Tronox boss updates the market on protracted Cristal buy-out
By Grimsby Telegraph | Posted: 6 Nov 2018
AN update on the protracted buy-out of Cristal by Tronox has been given by the latter’s president and chief executive, Jeffry Quinn, as the US firm’s third quarter results were published.
The New York Stock Exchange listed giant is looking to acquire the business from Saudi Arabian parent company Tasnee in a £1.27 billion deal that would create the world’s largest titanium dioxide producer.
A whitening agent, known as TiO2, it is used in products from building sites to bathrooms, and 400 people work at the sprawling site at Stallingborough, which recently celebrated 65 years of operations. With a capacity for production of 165,000 metric tonnes a year, it is the largest chloride-process titanium dioxide producer in Europe.
The agreement for it and 10 other global sites was announced in February last year, but objections in the US under anti-competition concerns have so far seen the deal unable to complete.

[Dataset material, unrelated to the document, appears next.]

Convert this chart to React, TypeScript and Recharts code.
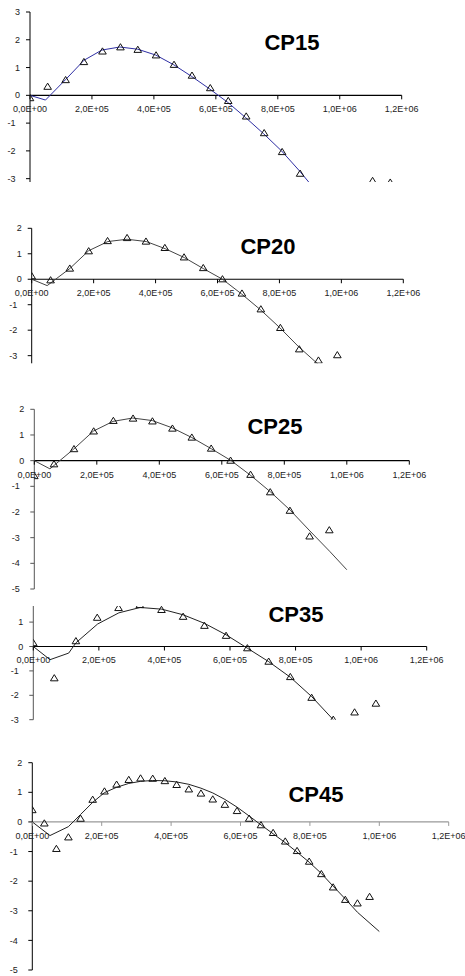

The Connecticut-headquartered business is now looking to sell off an asset to appease the authorities and get the huge transaction over the line, having already agreed a conditional deal in the Netherlands to gain European Commission approval. Consent has been given in every other territory either business operates in,
Mr Quinn, who reported sales of $456 million (£349 million) for the third quarter of 2018 up 5 per cent year-on-year, said: “We continue to progress toward closing the Cristal TiO2 acquisition.
“During the quarter, we received final approval from the European Commission to close the Cristal acquisition conditioned upon divesting our 8120 paper-laminate product grade to Venator Materials Plc. Consummation of this divestiture will occur following approval of the Cristal acquisition by US regulatory authorities. We continue discussions with the Federal Trade Commission regarding the potential divestiture of Cristal’s Ashtabula, Ohio, TiO2 complex as a settlement and potential remedy to enable completion of the Cristal acquisition.”
October 1 saw a 75-day exclusivity period expire with Venator to negotiate that deal on home soil, but the company said talks continue.
Tronox would be a sixth owner for the South Humber Bank site, and the deal is heavily weighted with a $60 million (£45.9 million) termination fee should it not be realised. A deadline date of March 31 is now looming, having been significantly widened from an original date of May this year.